DATA SECTION
╭──

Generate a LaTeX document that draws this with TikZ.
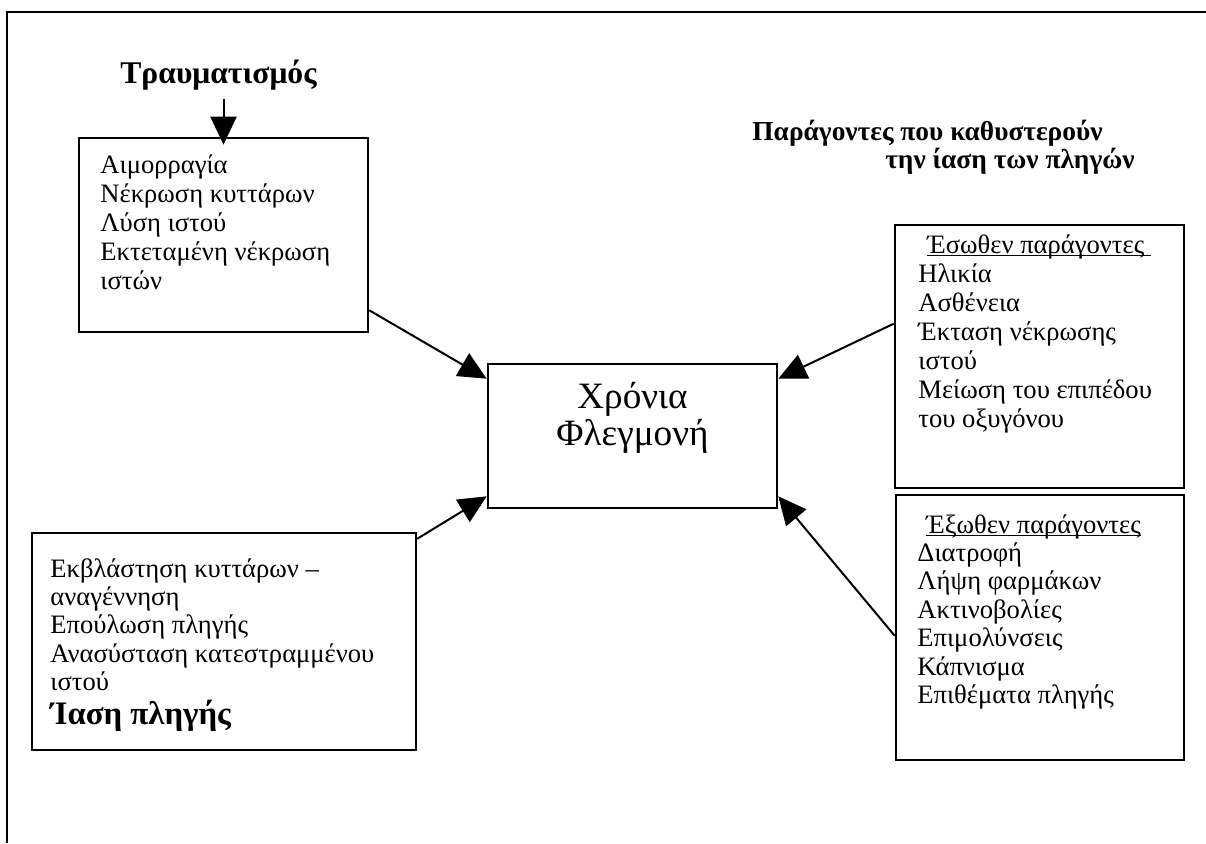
\documentclass[tikz,border=0pt]{standalone}
\usepackage{fontspec}
\setmainfont{Liberation Serif}
\usetikzlibrary{arrows.meta}
\newcommand\myul[1]{\setbox0\hbox{#1}\rlap{\rule[-1.6pt]{\wd0}{0.6pt}}\box0}
\newcommand\txtlines[1]{\begin{tabular}[t]{@{}l@{}}#1\end{tabular}}
\begin{document}
\begin{tikzpicture}[x=0.5pt,y=-0.5pt,
  pbox/.style={draw, line width=1.3pt, inner sep=0pt, rectangle},
  arr/.style={line width=1pt, -{Triangle[length=14pt,width=13pt]}},
  body/.style={inner sep=0pt, anchor=base west, font=\fontsize{13.3pt}{14.5pt}\selectfont},
  boldtitle/.style={inner sep=0pt, font=\bfseries\fontsize{13.7pt}{14.5pt}\selectfont},
  frame/.style={line width=1.3pt}
]
\useasboundingbox (0,0) rectangle (1206,843);
% outer frame (page border)
\coordinate (fbl) at (7,843);
\coordinate (ftl) at (7,12);
\coordinate (ftr) at (1206,12);
\draw[frame] (fbl) -- (ftl) -- (ftr);

% boxes
\node[pbox, minimum width=144.5pt, minimum height=97pt] (b1) at (223.5,235) {};
\node[pbox, minimum width=144.5pt, minimum height=72pt] (c) at (632.5,436) {};
\node[pbox, minimum width=192pt, minimum height=108.5pt] (b3) at (224,641.5) {};
\node[pbox, minimum width=144.5pt, minimum height=131.5pt] (b4) at (1039.5,356.5) {};
\node[pbox, minimum width=144pt, minimum height=132.5pt] (b5) at (1040,627.5) {};

% titles
\node[inner sep=0pt, anchor=base, font=\bfseries\fontsize{15.8pt}{18pt}\selectfont] (trauma) at (218.5,83) {Τραυματισμός};
\node[boldtitle, anchor=base west] (fac1) at (752,140) {Παράγοντες που καθυστερούν};
\node[boldtitle, anchor=base east] (fac2) at (1135,168) {την ίαση των πληγών};

% texts
\node[body] (t1) at (100,173) {\txtlines{Αιμορραγία\\Νέκρωση κυττάρων\\Λύση ιστού\\Εκτεταμένη νέκρωση\\ιστών}};
\node[inner sep=0pt, anchor=base, font=\fontsize{18.6pt}{18.5pt}\selectfont] (ct) at (632.5,408) {\begin{tabular}[t]{@{}c@{}}Χρόνια\\Φλεγμονή\end{tabular}};
\node[body, font=\fontsize{13.3pt}{14.2pt}\selectfont] (t3) at (50,577) {\txtlines{Εκβλάστηση κυττάρων –\\αναγέννηση\\Επούλωση πληγής\\Ανασύσταση κατεστραμμένου\\ιστού\\[0.6pt]{\bfseries\fontsize{16.4pt}{17pt}\selectfont Ίαση πληγής}}};
\node[body] (t4) at (918,253) {\txtlines{\hspace{4.5pt}\myul{Έσωθεν παράγοντες\ }\\Ηλικία\\Ασθένεια\\Έκταση νέκρωσης\\ιστού\\Μείωση του επιπέδου\\του οξυγόνου}};
\node[body, font=\fontsize{13.3pt}{14.2pt}\selectfont] (t5) at (917,533) {\txtlines{\hspace{4.5pt}\myul{Έξωθεν παράγοντες}\\Διατροφή\\Λήψη φαρμάκων\\Ακτινοβολίες\\Επιμολύνσεις\\Κάπνισμα\\Επιθέματα πληγής}};

% connectors
\coordinate (tstart) at (223.5,99);
\draw[arr] (tstart) -- ([yshift=-4pt]b1.north);
\draw[arr] ([yshift=11.5pt]b1.south east) -- ([yshift=-8pt]c.north west);
\draw[arr] ([yshift=-3.5pt]b3.north east) -- ([yshift=6.5pt]c.south west);
\draw[arr] ([yshift=-50pt]b4.north west) -- ([yshift=-8pt]c.north east);
\draw[arr] ([yshift=-71pt]b5.north west) -- ([yshift=6.5pt]c.south east);
\end{tikzpicture}
\end{document}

╰──

Reproduce the listing word for word and omit its pictures.

Generate a LaTeX document that draws this with TikZ.
\documentclass[tikz,border=0pt]{standalone}
\usepackage{fontspec}
\setmainfont{Liberation Serif}
\usetikzlibrary{arrows.meta}
\newcommand\myul[1]{\setbox0\hbox{#1}\rlap{\rule[-1.6pt]{\wd0}{0.6pt}}\box0}
\newcommand\txtlines[1]{\begin{tabular}[t]{@{}l@{}}#1\end{tabular}}
\begin{document}
\begin{tikzpicture}[x=0.5pt,y=-0.5pt,
  pbox/.style={draw, line width=1.3pt, inner sep=0pt, rectangle},
  arr/.style={line width=1pt, -{Triangle[length=14pt,width=13pt]}},
  body/.style={inner sep=0pt, anchor=base west, font=\fontsize{13.3pt}{14.5pt}\selectfont},
  boldtitle/.style={inner sep=0pt, font=\bfseries\fontsize{13.7pt}{14.5pt}\selectfont},
  frame/.style={line width=1.3pt}
]
\useasboundingbox (0,0) rectangle (1206,843);
% outer frame (page border)
\coordinate (fbl) at (7,843);
\coordinate (ftl) at (7,12);
\coordinate (ftr) at (1206,12);
\draw[frame] (fbl) -- (ftl) -- (ftr);

% boxes
\node[pbox, minimum width=144.5pt, minimum height=97pt] (b1) at (223.5,235) {};
\node[pbox, minimum width=144.5pt, minimum height=72pt] (c) at (632.5,436) {};
\node[pbox, minimum width=192pt, minimum height=108.5pt] (b3) at (224,641.5) {};
\node[pbox, minimum width=144.5pt, minimum height=131.5pt] (b4) at (1039.5,356.5) {};
\node[pbox, minimum width=144pt, minimum height=132.5pt] (b5) at (1040,627.5) {};

% titles
\node[inner sep=0pt, anchor=base, font=\bfseries\fontsize{15.8pt}{18pt}\selectfont] (trauma) at (218.5,83) {Τραυματισμός};
\node[boldtitle, anchor=base west] (fac1) at (752,140) {Παράγοντες που καθυστερούν};
\node[boldtitle, anchor=base east] (fac2) at (1135,168) {την ίαση των πληγών};

% texts
\node[body] (t1) at (100,173) {\txtlines{Αιμορραγία\\Νέκρωση κυττάρων\\Λύση ιστού\\Εκτεταμένη νέκρωση\\ιστών}};
\node[inner sep=0pt, anchor=base, font=\fontsize{18.6pt}{18.5pt}\selectfont] (ct) at (632.5,408) {\begin{tabular}[t]{@{}c@{}}Χρόνια\\Φλεγμονή\end{tabular}};
\node[body, font=\fontsize{13.3pt}{14.2pt}\selectfont] (t3) at (50,577) {\txtlines{Εκβλάστηση κυττάρων –\\αναγέννηση\\Επούλωση πληγής\\Ανασύσταση κατεστραμμένου\\ιστού\\[0.6pt]{\bfseries\fontsize{16.4pt}{17pt}\selectfont Ίαση πληγής}}};
\node[body] (t4) at (918,253) {\txtlines{\hspace{4.5pt}\myul{Έσωθεν παράγοντες\ }\\Ηλικία\\Ασθένεια\\Έκταση νέκρωσης\\ιστού\\Μείωση του επιπέδου\\του οξυγόνου}};
\node[body, font=\fontsize{13.3pt}{14.2pt}\selectfont] (t5) at (917,533) {\txtlines{\hspace{4.5pt}\myul{Έξωθεν παράγοντες}\\Διατροφή\\Λήψη φαρμάκων\\Ακτινοβολίες\\Επιμολύνσεις\\Κάπνισμα\\Επιθέματα πληγής}};

% connectors
\coordinate (tstart) at (223.5,99);
\draw[arr] (tstart) -- ([yshift=-4pt]b1.north);
\draw[arr] ([yshift=11.5pt]b1.south east) -- ([yshift=-8pt]c.north west);
\draw[arr] ([yshift=-3.5pt]b3.north east) -- ([yshift=6.5pt]c.south west);
\draw[arr] ([yshift=-50pt]b4.north west) -- ([yshift=-8pt]c.north east);
\draw[arr] ([yshift=-71pt]b5.north west) -- ([yshift=6.5pt]c.south east);
\end{tikzpicture}
\end{document}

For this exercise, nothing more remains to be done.